_Required task_
Strip the pictures and reproduce the rest of the listing exactly.
>> start
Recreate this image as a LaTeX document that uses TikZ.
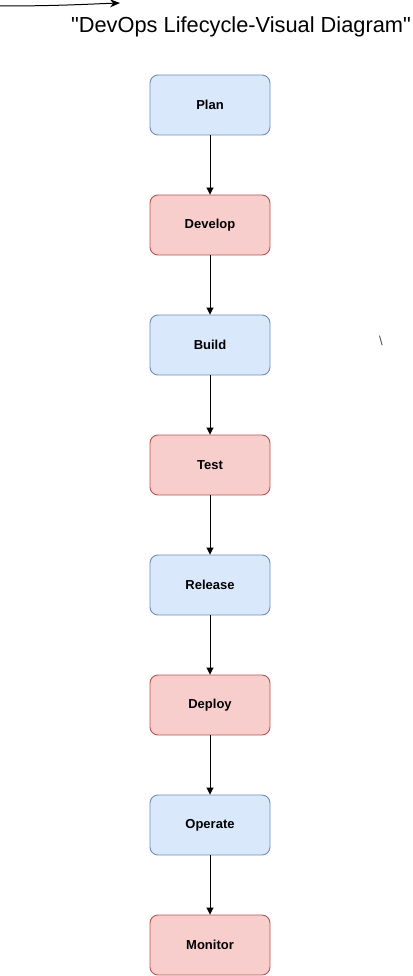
\documentclass[tikz,border=0pt]{standalone}
\usepackage{fontspec}
\setmainfont{Liberation Sans}
\usepackage{xcolor}
\usetikzlibrary{arrows.meta}
\definecolor{bluefill}{HTML}{DAE8FC}
\definecolor{bluedraw}{HTML}{6C8EBF}
\definecolor{redfill}{HTML}{F8CECC}
\definecolor{reddraw}{HTML}{B85450}
\begin{document}
\begin{tikzpicture}[x=1pt, y=-1pt,
    bluebox/.style={draw=bluedraw, fill=bluefill, line width=0.9pt, rounded corners=8pt, minimum width=120pt, minimum height=60pt, font=\fontsize{13}{15}\selectfont\bfseries},
    redbox/.style={draw=reddraw, fill=redfill, line width=0.9pt, rounded corners=8pt, minimum width=120pt, minimum height=60pt, font=\fontsize{13}{15}\selectfont\bfseries},
    flow/.style={-{Triangle[length=7pt,width=7pt]}, line width=0.9pt}]
        \useasboundingbox (0,0) rectangle (412,976);
        % Title
        \coordinate (t1) at (0,6);
        \coordinate (t2) at (120,3);
        \draw[-{Stealth[length=10pt,width=8pt]}, line width=1pt] (t1) .. controls (60,6) and (90,4) .. (t2);
        \node (title) at (241,27) {\fontsize{21.8}{26}\selectfont \textquotedbl DevOps Lifecycle-Visual Diagram\textquotedbl};
        \node[text=black!70] (mark) at (381,341) {\fontsize{13}{15}\selectfont\textbackslash};
        
        % Stages
        \node[bluebox] (plan) at (210,105) {Plan};
        \node[redbox] (develop) at (210,225) {Develop};
        \node[bluebox] (build) at (210,345) {Build};
        \node[redbox] (test) at (210,465) {Test};
        \node[bluebox] (release) at (210,585) {Release};
        \node[redbox] (deploy) at (210,705) {Deploy};
        \node[bluebox] (operate) at (210,825) {Operate};
        \node[redbox] (monitor) at (210,945) {Monitor};
        
        % Arrows
        \draw[flow] (plan) -- (develop);
        \draw[flow] (develop) -- (build);
        \draw[flow] (build) -- (test);
        \draw[flow] (test) -- (release);
        \draw[flow] (release) -- (deploy);
        \draw[flow] (deploy) -- (operate);
        \draw[flow] (operate) -- (monitor);
    \end{tikzpicture}
\end{document}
>> end
_Result below_
Recreate this image as a LaTeX document that uses TikZ.
\documentclass[tikz,border=0pt]{standalone}
\usepackage{fontspec}
\setmainfont{Liberation Sans}
\usepackage{xcolor}
\usetikzlibrary{arrows.meta}
\definecolor{bluefill}{HTML}{DAE8FC}
\definecolor{bluedraw}{HTML}{6C8EBF}
\definecolor{redfill}{HTML}{F8CECC}
\definecolor{reddraw}{HTML}{B85450}
\begin{document}
\begin{tikzpicture}[x=1pt, y=-1pt,
    bluebox/.style={draw=bluedraw, fill=bluefill, line width=0.9pt, rounded corners=8pt, minimum width=120pt, minimum height=60pt, font=\fontsize{13}{15}\selectfont\bfseries},
    redbox/.style={draw=reddraw, fill=redfill, line width=0.9pt, rounded corners=8pt, minimum width=120pt, minimum height=60pt, font=\fontsize{13}{15}\selectfont\bfseries},
    flow/.style={-{Triangle[length=7pt,width=7pt]}, line width=0.9pt}]
        \useasboundingbox (0,0) rectangle (412,976);
        % Title
        \coordinate (t1) at (0,6);
        \coordinate (t2) at (120,3);
        \draw[-{Stealth[length=10pt,width=8pt]}, line width=1pt] (t1) .. controls (60,6) and (90,4) .. (t2);
        \node (title) at (241,27) {\fontsize{21.8}{26}\selectfont \textquotedbl DevOps Lifecycle-Visual Diagram\textquotedbl};
        \node[text=black!70] (mark) at (381,341) {\fontsize{13}{15}\selectfont\textbackslash};
        
        % Stages
        \node[bluebox] (plan) at (210,105) {Plan};
        \node[redbox] (develop) at (210,225) {Develop};
        \node[bluebox] (build) at (210,345) {Build};
        \node[redbox] (test) at (210,465) {Test};
        \node[bluebox] (release) at (210,585) {Release};
        \node[redbox] (deploy) at (210,705) {Deploy};
        \node[bluebox] (operate) at (210,825) {Operate};
        \node[redbox] (monitor) at (210,945) {Monitor};
        
        % Arrows
        \draw[flow] (plan) -- (develop);
        \draw[flow] (develop) -- (build);
        \draw[flow] (build) -- (test);
        \draw[flow] (test) -- (release);
        \draw[flow] (release) -- (deploy);
        \draw[flow] (deploy) -- (operate);
        \draw[flow] (operate) -- (monitor);
    \end{tikzpicture}
\end{document}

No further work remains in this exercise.